Scott Weston on March 13, 2014
One of our clients is in the process of migrating from Drupal 6 to 7. One of the requirements for this migration is to retain the same IDs from the previous version of Drupal. In Part 3 of this series I will outline the Keys to Success I learned during the migration. Did you miss post #1 or #2? Click back to set the scene.
While I wasn't perfect and I had to re-import a few times while developing the migration process, I did learn some key takeaways to succeed during this type of data migration.
Keys to success
(Since PHP array keys are zero-indexed, I thought I'd make my list of keys the same way.)
Key 0: Start with a clean slate
If performing a migration where the IDs need to be the same from Site A to Site B, it's imperative that the new site has no existing content / users (except for UID 1, of course).
Obviously, you need to build out the content model (content types, vocabulary, and user fields) to have something in which to place your new data.
If there is an existing content in the destination site, you will likely run into problems with trying to insert data into database tables with primary keys that already exist. In MySQL, these errors appear as "duplicate key" or "integrity constraint violations."
Key 1: Know thy data.
One of the factors that made this type of data migration possible was my familiarity with the client's site and their data. I originally built the site out in Drupal 6 a few years ago, and imported their original data from their SharePoint site. This background knowledge was critical to tease out any oddities in the import process to ensure that everything made a smooth transition from Drupal 6 to Drupal 7.
Key 2: "is_new" does amazing things.
In previous data migrations where the Node ID/ User ID could change, I didn't pay much attention to this little attribute while building the node or user object. But when also adding nid/uid to the object, you need to make sure that Drupal knows for sure that this is a new node or user. Therefore, setting $node->is_new = TRUE or $user->is_new is a must.
Key 3: Don't enable every module up front
There were a few contrib modules that didn't like seeing $node->is_new = TRUE and $node->nid both set in their hook_node_presave function and this caused problems.
I'm not saying this is an issue with these modules at all!
Having both of these set in a node_presave object is not normal. For me the modules included pathauto and xmlsitemap. In the case of the former, I had URLs I wanted to map, so the import phase didn't need pathauto enabled. In the latter case, I had to enable the module then rebuild the site's xmlsitemap to get the data populated for this module. All in all, this was a small trade off.
If you approach a data migration such as this, don't be afraid to dig in to the code to find out why a module is throwing errors when trying to save a node, and evaluating if temporarily disabling the module is a simple workaround.

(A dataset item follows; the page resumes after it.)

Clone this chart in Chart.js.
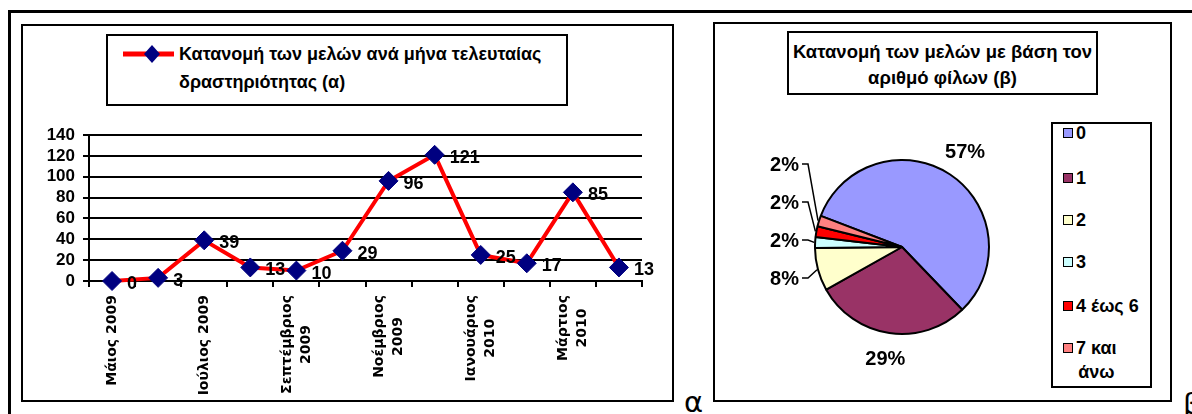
<!DOCTYPE html>
<html><head><meta charset="utf-8">
<script src="https://cdn.jsdelivr.net/npm/chart.js@4.4.0/dist/chart.umd.min.js"></script>
<style>
body{margin:0;width:1192px;height:414px;background:#fff;position:relative;overflow:hidden;font-family:"Liberation Sans",Arial,sans-serif;color:#000}
.abs{position:absolute}
#outerTop{left:8px;top:10px;width:1184px;height:3px;background:#000}
#outerLeft{left:8px;top:10px;width:3px;height:404px;background:#000}
#frameA{left:21px;top:24px;width:649px;height:374px;border:2px solid #000}
#frameB{left:713px;top:22px;width:455px;height:376px;border:2px solid #000}
#legA{left:106px;top:34px;width:458px;height:68px;border:2px solid #000;background:#fff}
#legAText{left:179px;top:40px;font-weight:bold;font-size:18px;line-height:28px;white-space:nowrap}
#titleB{left:787px;top:31px;width:307px;height:60px;border:2px solid #000;background:#fff}
#titleBText{left:787px;top:39px;width:311px;text-align:center;font-weight:bold;font-size:18.5px;line-height:26px}
#legB{left:1051px;top:122px;width:97px;height:262px;border:2px solid #000;background:#fff}
.litem{position:absolute;left:1063px;display:flex;align-items:flex-start;font-weight:bold;font-size:18px;line-height:24px}
.sw{width:8px;height:8px;border:1.5px solid #000;margin-top:7px;margin-right:3px}
.ltxt{display:inline-block;text-align:center}
#canA{left:23px;top:110px}
#canB{left:715px;top:100px}
.docchar{font-family:"DejaVu Sans",sans-serif;font-size:29px;line-height:1}
</style>
</head><body>
<div class="abs" id="outerTop"></div>
<div class="abs" id="outerLeft"></div>
<div class="abs" id="frameA"></div>
<div class="abs" id="frameB"></div>
<canvas class="abs" id="canA" width="648" height="290" style="width:648px;height:290px"></canvas>
<canvas class="abs" id="canB" width="330" height="300" style="width:330px;height:300px"></canvas>
<div class="abs" id="legA"></div>
<svg class="abs" style="left:120px;top:44px" width="58" height="22">
  <line x1="3" y1="10" x2="54" y2="10" stroke="#FF0000" stroke-width="5"/>
  <polygon points="32,1 40,10 32,19 24,10" fill="#000080"/>
</svg>
<div class="abs" id="legAText"></div>
<div class="abs" id="titleB"></div>
<div class="abs" id="titleBText"></div>
<div class="abs" id="legB"></div>
<div class="abs docchar" style="left:684px;top:388px">α</div>
<div class="abs docchar" style="left:1183px;top:390px">β</div>
<script>
// ---- Data ----
const months = ["Μάιος 2009","Ιούνιος 2009","Ιούλιος 2009","Αύγουστος 2009","Σεπτέμβριος 2009","Οκτώβριος 2009","Νοέμβριος 2009","Δεκέμβριος 2009","Ιανουάριος 2010","Φεβρουάριος 2010","Μάρτιος 2010","Απρίλιος 2010"];
const members = [0, 3, 39, 13, 10, 29, 96, 121, 25, 17, 85, 13];
const monthTickLabels = [["Μάιος 2009"], [], ["Ιούλιος 2009"], [], ["Σεπτέμβριος","2009"], [], ["Νοέμβριος","2009"], [], ["Ιανουάριος","2010"], [], ["Μάρτιος","2010"], []];
const yTicks = [0, 20, 40, 60, 80, 100, 120, 140];
const lineLegendLines = ["Κατανομή των μελών ανά μήνα τελευταίας", "δραστηριότητας (α)"];

const friendCats = ["0", "1", "2", "3", "4 έως 6", "7 και άνω"];
const friendShares = [57, 29, 8, 2, 2, 2];
const pieTitleLines = ["Κατανομή των μελών με βάση τον", "αριθμό φίλων (β)"];
const pieColors = ["#9999FF", "#993366", "#FFFFCC", "#CCFFFF", "#FF0000", "#FF8080"];

// ---- HTML texts ----
document.getElementById('legAText').innerHTML = lineLegendLines.join('<br>');
document.getElementById('titleBText').innerHTML = pieTitleLines.join('<br>');
const legItemTops = [121, 166, 208, 250, 294, 336];
friendCats.forEach((c, i) => {
  const d = document.createElement('div');
  d.className = 'litem';
  d.style.top = legItemTops[i] + 'px';
  let lines = [c];
  if (c.length > 7) { const k = c.lastIndexOf(' '); lines = [c.slice(0, k), c.slice(k + 1)]; }
  d.innerHTML = '<div class="sw" style="background:' + pieColors[i] + '"></div><span class="ltxt">' + lines.join('<br>') + '</span>';
  document.body.appendChild(d);
});

// ---- Line chart ----
const lblPlugin = {
  id: 'lbls',
  afterDatasetsDraw(chart) {
    const ctx = chart.ctx;
    const meta = chart.getDatasetMeta(0);
    ctx.save();
    ctx.font = 'bold 18px "Liberation Sans", Arial, sans-serif';
    ctx.fillStyle = '#000';
    ctx.textAlign = 'left';
    ctx.textBaseline = 'middle';
    meta.data.forEach((p, i) => ctx.fillText(String(members[i]), p.x + 15, p.y + 3));
    // x labels
    const xs = chart.scales.x;
    ctx.font = 'bold 14px "DejaVu Sans", sans-serif';
    ctx.textAlign = 'center';
    const top = xs.top + 14, lh = 19;
    monthTickLabels.forEach((lines, i) => {
      if (!lines.length) return;
      const x = xs.getPixelForValue(i);
      const w = Math.max(...lines.map(t => ctx.measureText(t).width));
      ctx.save();
      ctx.translate(x, top);
      ctx.rotate(-Math.PI / 2);
      lines.forEach((t, k) => ctx.fillText(t, -w / 2, (k - (lines.length - 1) / 2) * lh));
      ctx.restore();
    });
    ctx.restore();
  }
};
new Chart(document.getElementById('canA'), {
  type: 'line',
  data: { labels: months, datasets: [{
    data: members, borderColor: '#FF0000', borderWidth: 4, tension: 0,
    pointStyle: 'rectRot', pointRadius: 9.5, pointHoverRadius: 9.5,
    pointBackgroundColor: '#000080', pointBorderColor: '#000080', pointBorderWidth: 1, clip: false
  }]},
  options: {
    responsive: false, animation: false, devicePixelRatio: 1,
    layout: { padding: { top: 25, right: 29, left: 0, bottom: 0 } },
    plugins: { legend: { display: false }, tooltip: { enabled: false } },
    scales: {
      x: { type: 'category', offset: true,
        grid: { drawOnChartArea: false, drawTicks: true, tickLength: 6, color: '#000', lineWidth: 2, offset: true },
        border: { color: '#000', width: 2 },
        ticks: { display: false },
        afterFit(s) { s.height = 119; } },
      y: { min: 0, max: 140,
        afterBuildTicks(s) { s.ticks = yTicks.map(v => ({ value: v })); },
        grid: { color: '#000', lineWidth: 2, tickLength: 6 },
        border: { color: '#000', width: 2 },
        ticks: { autoSkip: false, color: '#000', padding: 8, font: { family: '"Liberation Sans", Arial, sans-serif', size: 17, weight: 'bold' } },
        afterFit(s) { s.width = 66; } }
    }
  },
  plugins: [lblPlugin]
});

// ---- Pie chart ----
const pieLbl = {
  id: 'pieLbl',
  afterDatasetsDraw(chart) {
    const ctx = chart.ctx;
    const arcs = chart.getDatasetMeta(0).data;
    const total = friendShares.reduce((a, b) => a + b, 0);
    ctx.save();
    ctx.font = 'bold 20px "Liberation Sans", Arial, sans-serif';
    ctx.fillStyle = '#000';
    ctx.strokeStyle = '#000';
    ctx.lineWidth = 1.5;
    ctx.textBaseline = 'middle';
    let prevY = null;
    arcs.forEach((a, i) => {
      const mid = (a.startAngle + a.endAngle) / 2;
      const r = a.outerRadius;
      const pct = Math.round(friendShares[i] / total * 100) + '%';
      if (friendShares[i] / total >= 0.2) {
        ctx.textAlign = 'center';
        ctx.fillText(pct, a.x + (r + 27) * Math.cos(mid), a.y + (r + 27) * Math.sin(mid));
      } else {
        let y = a.y + (r + 33) * Math.sin(mid);
        if (prevY !== null) y = Math.min(y, prevY - 38);
        prevY = y;
        const xr = a.x - r - 16;
        ctx.textAlign = 'right';
        ctx.fillText(pct, xr, y + 1);
        const ax = a.x + (r + 1) * Math.cos(mid), ay = a.y + (r + 1) * Math.sin(mid);
        ctx.beginPath();
        ctx.moveTo(xr + 3, y);
        ctx.lineTo(xr + 9, y);
        ctx.lineTo(ax, ay);
        ctx.stroke();
      }
    });
    ctx.restore();
  }
};
new Chart(document.getElementById('canB'), {
  type: 'pie',
  data: { labels: friendCats, datasets: [{ data: friendShares, backgroundColor: pieColors, borderColor: '#000', borderWidth: 2 }] },
  options: {
    responsive: false, animation: false, devicePixelRatio: 1, rotation: 291,
    layout: { padding: { left: 99, right: 55, top: 59, bottom: 65 } },
    plugins: { legend: { display: false }, tooltip: { enabled: false } }
  },
  plugins: [pieLbl]
});
</script>
</body></html>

Key 4: Know convention changes from Drupal 6 to Drupal 7
There were a few gotchas that I encountered in the course of this migration, including:
The convention for field naming and structure within objects changed slightly. For example, a basic field mapping in D6 to D7 could look something like:
$old_node->field_foo['value] = $new_node->field_foo[LANGUAGE_NONE]['value']

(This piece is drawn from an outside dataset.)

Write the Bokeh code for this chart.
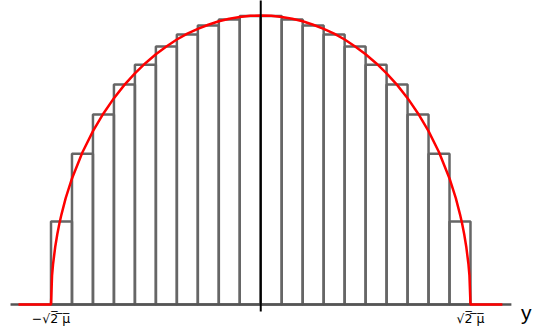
from bokeh.plotting import figure
from bokeh.models import Range1d
from bokeh.core.properties import value
from bokeh.embed import file_html
from bokeh.resources import INLINE

# Histogram bin edges (in units of sqrt(2 mu)) and normalised bar heights
bin_edges = [-1.0, -0.9, -0.8, -0.7, -0.6, -0.5, -0.4, -0.3, -0.2, -0.1, 0.0,
             0.1, 0.2, 0.3, 0.4, 0.5, 0.6, 0.7, 0.8, 0.9, 1.0]
bar_heights = [0.287, 0.522, 0.657, 0.761, 0.830, 0.893, 0.934, 0.965, 0.986, 0.998,
               0.998, 0.986, 0.965, 0.934, 0.893, 0.830, 0.761, 0.657, 0.522, 0.287]

# Red density curve, including flat tails at zero
curve_x = [-1.155, -1.0, -0.995, -0.99, -0.98, -0.97, -0.96, -0.95, -0.93, -0.9,
           -0.85, -0.8, -0.75, -0.7, -0.65, -0.6, -0.55, -0.5, -0.45, -0.4,
           -0.35, -0.3, -0.25, -0.2, -0.15, -0.1, -0.05, 0.0,
           0.05, 0.1, 0.15, 0.2, 0.25, 0.3, 0.35, 0.4, 0.45, 0.5,
           0.55, 0.6, 0.65, 0.7, 0.75, 0.8, 0.85, 0.9, 0.93, 0.95,
           0.96, 0.97, 0.98, 0.99, 0.995, 1.0, 1.152]
curve_y = [0.0, 0.0, 0.100, 0.141, 0.199, 0.243, 0.280, 0.312, 0.368, 0.436,
           0.527, 0.600, 0.661, 0.714, 0.760, 0.800, 0.835, 0.866, 0.893, 0.917,
           0.937, 0.954, 0.968, 0.980, 0.989, 0.995, 0.999, 1.0,
           0.999, 0.995, 0.989, 0.980, 0.968, 0.954, 0.937, 0.917, 0.893, 0.866,
           0.835, 0.800, 0.760, 0.714, 0.661, 0.600, 0.527, 0.436, 0.368, 0.312,
           0.280, 0.243, 0.199, 0.141, 0.100, 0.0, 0.0]

# Tick labels
tick_positions = [-1.0, 1.0]
tick_labels = ["\u2212\u221a2\u0305 \u0305\u03bc\u0305", "\u221a2\u0305 \u0305\u03bc\u0305"]
axis_label = "y"

# Axis line extents
baseline_x = [-1.193, 1.195]
baseline_y = [0.0, 0.0]
vaxis_x = [0.0, 0.0]
vaxis_y = [-0.024, 1.06]

p = figure(width=533, height=335, output_backend="svg", toolbar_location=None,
           x_range=Range1d(-1.2408, 1.3004), y_range=Range1d(-0.1073, 1.0519),
           min_border=0, outline_line_color=None)
p.axis.visible = False
p.grid.visible = False

p.quad(left=bin_edges[:-1], right=bin_edges[1:], bottom=0, top=bar_heights,
       fill_color=None, line_color="#666666", line_width=2.5)
p.line(baseline_x, baseline_y, line_color="#555555", line_width=2.5)
p.line(curve_x, curve_y, line_color="#ff0000", line_width=2.5)
p.line(vaxis_x, vaxis_y, line_color="#000000", line_width=2)

p.text(x=tick_positions, y=[-0.05, -0.05], text=tick_labels,
       text_align="center", text_baseline="middle",
       text_font=value("DejaVu Sans"), text_font_size="12.5px", text_color="#000000")
p.text(x=[1.291], y=[-0.026], text=[axis_label], text_align="right",
       text_baseline="alphabetic", text_font=value("Liberation Sans"),
       text_font_size="21px", text_color="#000000")

open("out.html", "w").write(file_html(p, INLINE))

In the case of a D6 Node Reference to D7 Entity Reference, it looks something like:
$old_node->field_foo['nid'] = $new_node->field_foo[LANGUAGE_NONE]['target_id']

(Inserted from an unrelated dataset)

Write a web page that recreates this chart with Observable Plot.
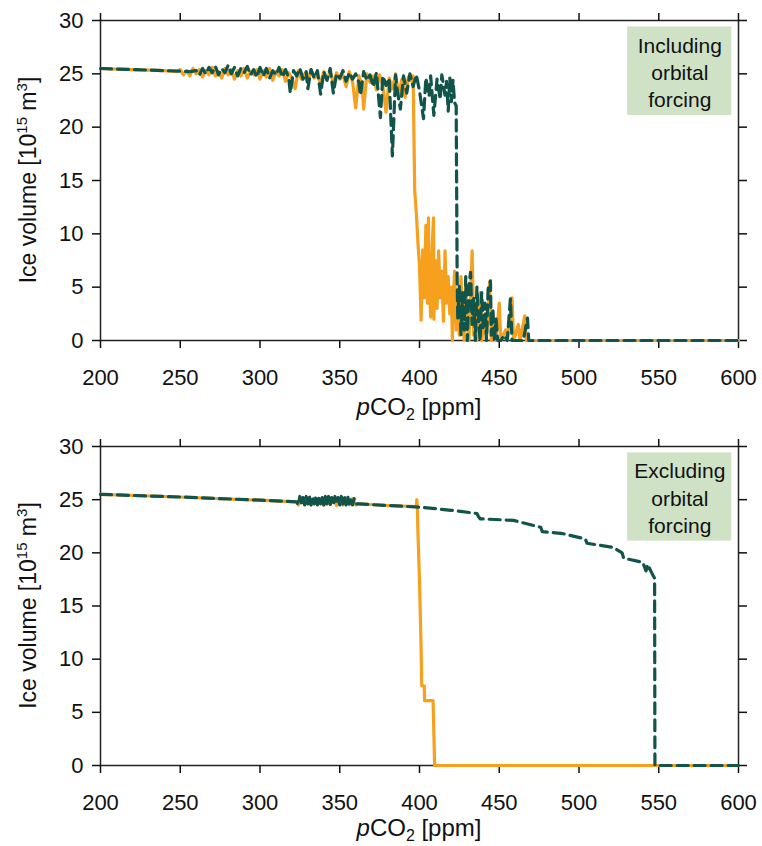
<!DOCTYPE html>
<html><head><meta charset="utf-8">
<script src="https://cdn.jsdelivr.net/npm/d3@7"></script>
<script src="https://cdn.jsdelivr.net/npm/@observablehq/plot@0.6"></script>
<style>
body{margin:0;background:#fff;}
#chart{width:762px;height:846px;}
svg{display:block;}
</style></head><body><div id="chart"></div>
<script>
// ---- data ----
const xTicks = [200,250,300,350,400,450,500,550,600];
const yTicks = [0,5,10,15,20,25,30];
const notes = ["Including\norbital\nforcing", "Excluding\norbital\nforcing"];

// Top panel (including orbital forcing)
const topOrangeCO2 = [200,210,220,230,240,248,
250,252,254,256,258,260,262,264,266,268,270,272,274,276,278,280,282,284,286,288,290,292,294,296,298,
300,302,304,306,308,310,312,314,316,318,320,322,324,326,328,330,332,334,336,338,340,342,344,346,348,
350,352,354,356,358,360,362,364,365,367,369,371,373,375,377,379,381,383,385,387,389,391,393,395,396,
397,398,399,400,401,402,403,404,405,405.6,406,407,408,408.8,409,410,411,412,413,414,415,416,417,418,419,420,420.6,
421,422,423,424,425,426,427,428,429,430,431,433,434,435,436,438,439,441,442,444,445,447,448,450,451,454,455,458,459,462,463,466,467,470,600];
const topOrangeIce = [25.5,25.45,25.4,25.35,25.3,25.2,
25.4,24.9,25.3,24.8,25.5,25.0,25.4,24.7,25.3,24.9,25.6,24.8,25.2,24.6,25.5,24.9,25.4,24.5,25.3,24.8,25.5,24.6,25.2,24.9,25.4,
24.5,25.3,24.7,25.5,24.4,25.2,24.8,25.4,24.3,25.1,24.6,23.6,25.3,24.5,25.0,24.2,25.4,24.6,24.9,24.1,25.2,24.4,25.3,24.0,25.1,
24.5,24.9,23.8,25.2,24.3,21.8,24.8,24.0,21.7,25.0,24.2,24.8,23.5,24.9,23.9,21.4,24.6,23.6,25.0,23.0,24.5,22.8,24.7,24.3,24.8,
14,12,9.2,7.0,1.9,8.5,4.0,10.8,3.5,11.5,6.0,2.2,9.0,11.5,2.0,7.5,3.0,8.4,4.0,6.5,1.8,8.4,3.5,6.0,2.5,5.0,0,
3.0,6.5,1.0,4.5,0.5,6.0,2.0,0,5.5,1.5,0,8.4,0.5,3.0,0,4.5,0,2.5,0,5.5,0,2.0,0,3.5,0,1.0,0,4.0,0,1.5,0,2.3,0,0,0];

const topGreenCO2 = [200,210,220,230,240,250,256,
260,262,264,266,268,270,272,274,276,278,280,282,284,286,288,290,292,294,296,298,
300,302,304,306,308,310,312,314,316,318,319,321,323,325,327,329,330,332,334,336,338,340,342,344,346,348,
350,352,354,356,358,360,362,363,365,367,369,371,373,375.5,377,379,381,383,385,386,388,390,392,394,396,398,
400,402.5,404,406,407,409,411,413,414,416,417,418,419,420,421,422,423,423.6,
424,425,426,427,428,429,430,431,432,433,434,435,436,437,438,439,440,441,442,443,444.5,445,446,447,448,449,451,453,455,457,458,460,463,465,467.7,468.5,600];
const topGreenIce = [25.5,25.45,25.4,25.35,25.3,25.25,25.2,
25.3,24.9,25.5,25.0,25.6,25.1,25.7,24.9,25.5,25.1,25.8,25.0,25.6,24.8,25.5,25.1,25.7,24.9,25.4,24.7,
25.6,24.8,25.5,24.6,25.3,24.9,25.6,24.7,25.4,24.6,23.2,25.3,24.8,25.5,24.5,25.2,23.6,25.4,24.6,25.3,23.1,25.2,24.4,25.5,23.2,25.0,
24.6,25.3,24.3,25.1,24.5,25.0,24.2,23.0,25.2,24.4,24.9,23.8,25.1,20.9,24.8,23.9,24.6,17.3,24.9,23.5,21.7,24.8,23.2,25.0,23.8,24.9,
23.4,20.8,24.6,22.9,24.8,21.1,24.5,22.6,24.9,23.0,24.3,21.5,24.6,22.4,24.4,22.3,22.0,6.0,
2.0,5.2,0.5,4.5,1.0,6.0,0,5.0,6.4,1.5,4.0,0,5.0,2.0,0,4.5,1.0,3.5,0,4.8,5.6,0.5,3.0,0,2.0,0,0,0.5,0,3.9,0,0,0,0,2.1,0,0];

// Bottom panel (excluding orbital forcing)
const botOrangeCO2 = [200,250,300,323,324,326,328,330,332,334,336,338,340,342,344,346,348,350,352,354,356,358,360,
362,380,398.1,398.3,398.6,399,400,401,401.4,403,403.2,408.5,409.5,600];
const botOrangeIce = [25.5,25.25,24.95,24.8,24.5,25.0,24.55,25.05,24.5,24.95,24.6,25.1,24.5,25.0,24.55,25.05,24.45,24.95,24.5,25.0,24.55,25.1,24.5,
24.6,24.45,24.35,25.0,24.5,22,17.4,11,7.5,7.5,6.1,6.1,0,0];

const botGreenCO2 = [200,250,300,323,
324,325,326,327,328,329,330,331,332,333,334,335,336,337,338,339,340,341,342,343,344,345,346,347,348,349,350,351,352,353,354,355,356,357,358,359,360,
362,380,400,420,436,437,438,459,476,477,490,504,505,521.6,527,528,540,542,543,546,547.4,547.6,600];
const botGreenIce = [25.5,25.25,24.95,24.8,
24.5,25.3,24.6,25.2,24.5,25.3,24.6,25.3,24.5,25.2,24.6,25.3,24.5,25.3,24.6,25.2,24.5,25.3,24.6,25.3,24.5,25.2,24.5,25.3,24.6,25.2,24.5,25.3,24.6,25.2,24.5,25.3,24.6,25.2,24.5,25.1,24.6,
24.6,24.45,24.3,24.0,23.7,23.4,23.2,23.05,22.4,22.0,21.8,21.3,20.9,20.5,20.0,19.5,19.1,18.3,18.9,18.0,17.6,0,0];

// ---- style ----
const ORANGE = "#f6a01e", GREEN = "#10544a", BOX = "#d0e2c5", INK = "#111";
const FONT = "'Liberation Sans', Arial, Helvetica, sans-serif";

function toRows(xs, ys){ return xs.map((x,i)=>({co2:x, ice:ys[i]})); }

function panel(oX,oY,gX,gY,note,H,mt,mb,labelOffset){
  const fig = Plot.plot({
    width: 762, height: H,
    marginLeft: 100, marginRight: 24, marginTop: mt, marginBottom: mb,
    style: {fontFamily: FONT, color: INK, background: "#fff", overflow: "visible"},
    x: {domain: [200,600], ticks: xTicks},
    y: {domain: [0,30], ticks: yTicks},
    marks: [
      Plot.rect([note], {x1: 530.5, x2: 595.8, y1: 21.1, y2: 29.4, fill: BOX}),
      Plot.text([note], {x: 563.2, y: 25.25, text: d=>d, fontSize: 21, lineHeight: 1.3, fill: INK}),
      Plot.frame({stroke: "#222", strokeWidth: 1.5}),
      Plot.axisX({anchor:"bottom", ticks: xTicks, tickSize: 8, tickPadding: 21, fontSize: 22, label: null, strokeWidth: 1.5}),
      Plot.axisX({anchor:"top", ticks: xTicks, tickSize: 8, tickFormat: ()=>"", label: null, strokeWidth: 1.5}),
      Plot.axisY({anchor:"left", ticks: yTicks, tickSize: 8, tickPadding: 9, fontSize: 22, label: null, strokeWidth: 1.5}),
      Plot.axisY({anchor:"right", ticks: yTicks, tickSize: 8, tickFormat: ()=>"", label: null, strokeWidth: 1.5}),
      Plot.line(toRows(oX,oY), {x:"co2", y:"ice", stroke: ORANGE, strokeWidth: 3.2}),
      Plot.line(toRows(gX,gY), {x:"co2", y:"ice", stroke: GREEN, strokeWidth: 3.2, strokeDasharray: "11,6"})
    ]
  });
  const sx = fig.scale("x"), sy = fig.scale("y");
  const svg = d3.select(fig);
  const xl = svg.append("text")
    .attr("x", sx.apply(400)).attr("y", sy.apply(0) + labelOffset)
    .attr("text-anchor", "middle").attr("font-size", 24).attr("fill", INK).attr("font-family", FONT);
  xl.append("tspan").attr("font-style", "italic").text("p");
  xl.append("tspan").text("CO");
  xl.append("tspan").attr("font-size", 16).attr("dy", 5).text("2");
  xl.append("tspan").attr("dy", -5).text(" [ppm]");
  const yl = svg.append("text")
    .attr("transform", `translate(36,${sy.apply(15)}) rotate(-90)`)
    .attr("text-anchor", "middle").attr("font-size", 23).attr("fill", INK).attr("font-family", FONT);
  yl.append("tspan").text("Ice volume [10");
  yl.append("tspan").attr("font-size", 15).attr("dy", -9).text("15");
  yl.append("tspan").attr("dy", 9).text(" m");
  yl.append("tspan").attr("font-size", 15).attr("dy", -9).text("3");
  yl.append("tspan").attr("dy", 9).text("]");
  return fig;
}

const root = document.getElementById("chart");
root.appendChild(panel(topOrangeCO2, topOrangeIce, topGreenCO2, topGreenIce, notes[0], 421, 20, 81, 75));
root.appendChild(panel(botOrangeCO2, botOrangeIce, botGreenCO2, botGreenIce, notes[1], 425, 25, 81, 71));
</script></body></html>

Date fields changed by dropping the "T" separating the date segment and the time segment:
"2012-06-13T18:30:00" changed to "2012-06-13 18:30:00"
Key 5: Error reporting your friend. Seriously.
When I was coding, testing, and performing the migration, I turned up the sensitivity of PHP error reporting to the max, so that any error resulted in (at least) a warning to the screen. This was invaluable for two reasons:
1. It quickly told me if I did something wrong with my coding (like not checking for the existence of an imported value before trying to set it in the destination object.)
2. It let me know if there was bad data coming in from D6 and would cause me to adjust my import tactics as necessary.
Key 6: Devel module is your BFF.
If error reporting is my friend, then the Devel module is by best friend! For each of my import scripts, I extensively leveraged the Devel module's dd() function. This little gem of the Devel module works much like dpm(), but the output goes to a file named drupal_debug.txt in your site's temp directory rather than to the screen. To see what dd() was reporting in real time, I used the following command:
tail -f drupal_debug.txt
The -f option tells tail to wait for data to be appended to the file and then output it to the screen as well.
As a naturally curious and problem-solving person, I loved the challenge of performing this data migration where the node and user IDs needed to stay the same between Drupal 6 and Drupal 7.
It definitely took me out of the mindset of "The Drupal way is the only way", but only a little. I did leverage Drupal APIs and my knowledge of the database structure to keep the migration clean and smooth.
While not every upgrade would require this approach, I am happy that we were able to do this for the client and deliver a site that met their requirements. In the future, we will look at this approach as one strategy we could employ when performing upgrades from Drupal 6 to 7.